Johnson wanted specifics how much the county’s current $15,000 annual insurance costs would rise, and who would be responsible for the added costs, as well as for utility, maintenance and repair costs.
“The board needs to fully understand and address any liability concerns that may arise from the construction, operation or lease of the facility,” she said. “If the board should decide to do an MOU (memorandum of understanding) with a non-profit, what are the boundaries for a public / private partnership? Can the sheriff’s department use county funded staff to assist in the operations of a non-profit?”
She asked that commissioners “should remain mindful that the success rate for rehabilitation is very low,” citing the sheriff’s earlier report.
“If drug rehabilitation is not successful, will the participants from other counties integrate into the community of Apalachicola instead of returning to their home counties?” she asked. “The board should remain mindful that Franklin County does not have the job opportunities nor housing market that larger counties with rehab centers have. There will be challenges that extend beyond rehabilitation for such a small community.”

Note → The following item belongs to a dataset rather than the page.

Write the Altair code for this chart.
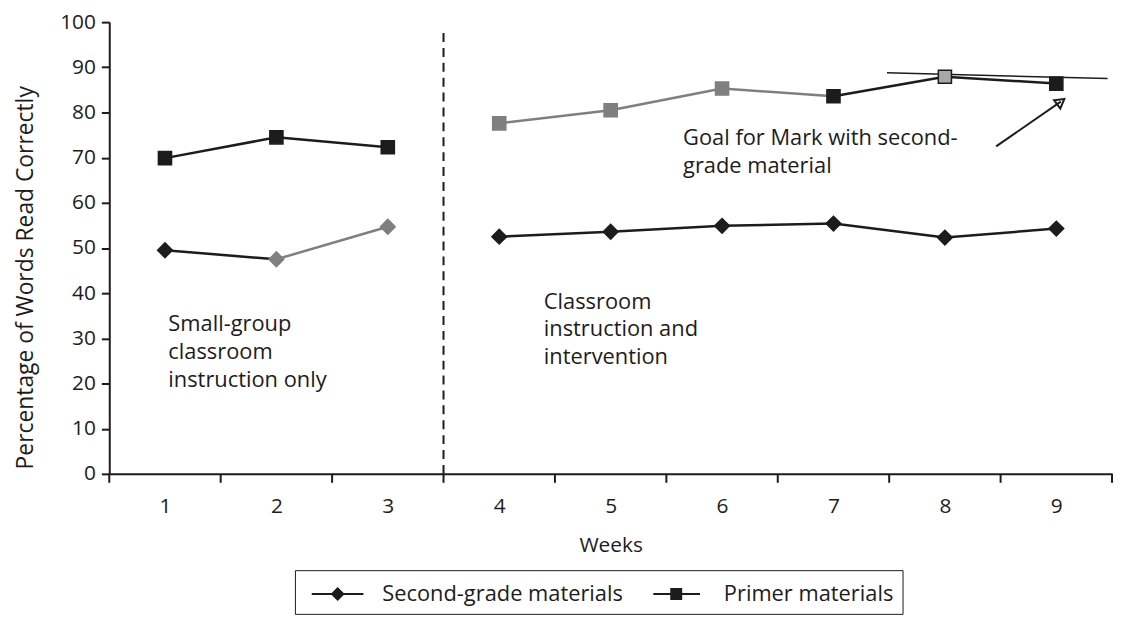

Shuler said he intends to go beyond a basic MOU and “work out a structure that’s protective of county coffers. I will bring back a structure for you to consider, it’s a little too complex for a simple one-paged document," he said, noting he envisioned a combination of a contractual agreement and a deed conveyance.
“That’s the best way to insulate the county and transfer that to a non-profit,” said Shuler. “The deed would have a reverter condition in it.”
The county attorney also noted that he would proceed based on “the speed of getting it right, not the speed of moving fast.”
Sheriff, public voice their passions
During the 45-minute discussion, Smith grew impassioned on the matter, noting that reducing the jail population could save millions.
“I think nobody (other counties) wants to put the money into it because to do it is a heavy lift, it is a lot of work,” he said. “A lot of counties haven’t taken this addiction problem head on. I know for a fact we have a problem in this county, and we can continue sweep it under the drug.
“There’s not a person in this room who doesn’t have a person that’s been touched by addiction,” Smith said, noting how drugs sever communication with families and give rise to secrecy and deception.
Like members of the public who followed, Smith shared person details, noting that his two brothers were affected by drugs, one of whom is deceased, and that his daughter went through 12 months of drug rehab.
“Right now we’re not doing anything except putting them in jail and the problem is not going to be solved,” he said.
He said people in surrounding counties often bring in the drugs, and cited examples of many pounds of meth seized, a striking contrast to the half a gram a user may take to get high. “When you think about it in pounds, we have that kind of drugs coming into our community,” he said. “People can’t go to a Palm Beach high priced rehab center. If we don’t have a way for them, they’re going to continue to use.”
The commissioners then heard from several members of the public who backed the sheriff’s plan.
“Nothing creates more havoc and destroys more lives and stands in the way of building success in their family than drugs,” said Allan Feifer, from Alligator Point. “Our county is rife with drugs. To me this concept is proactive and you can find a thousand reasons not to do it. I don’t hear the strident advocacy to whip this program. Please find a way to make this happen>
Barbara Rohrs from Lanark Village, spoke of her brother who died from a drug problem. “I wouldn’t wish putting anybody through what I had to go through for my brother’s safety and wellbeing,” she said. “We need this we need this badly, gentlemen, we do.”
St. George Island resident Walter Armistead said he hears from inmates during his volunteer work preaching the Gospel at the jail. They tell me that it’s sad and they need some relief,” he said. “I know the drug problem is here and I appreciate the sheriff at least trying to tackle it.”
Perhaps the strongest voice of support came from Jarred Patterson, the assistant state attorney.
“In criminal justice we're designed to punish people who break the law. I only have so many things I can do with people, we don’t have other options. Anything that gives me another tool to try to address the problem is a good thing,” he said. “I know cost is an issue, but I think if we can offer a way for people not to go to jail, I think eventually that cost is going to come back to the county tenfold.
“(Right now) we don’t have the facilities, we don’t have the program, we don’t have the counselors. We have jail, probation and prison,” said Patterson. “Until we have a means to address that, beyond just lock' em up, lock 'em up, lock 'em up, it’s going to continue to be a revolving door that costs the county more money.”
Following a vote to begin talks with the sheriff, Lockley wrapped up the discussion.
“OK, sheriff, go make history,” he said. “Good luck.”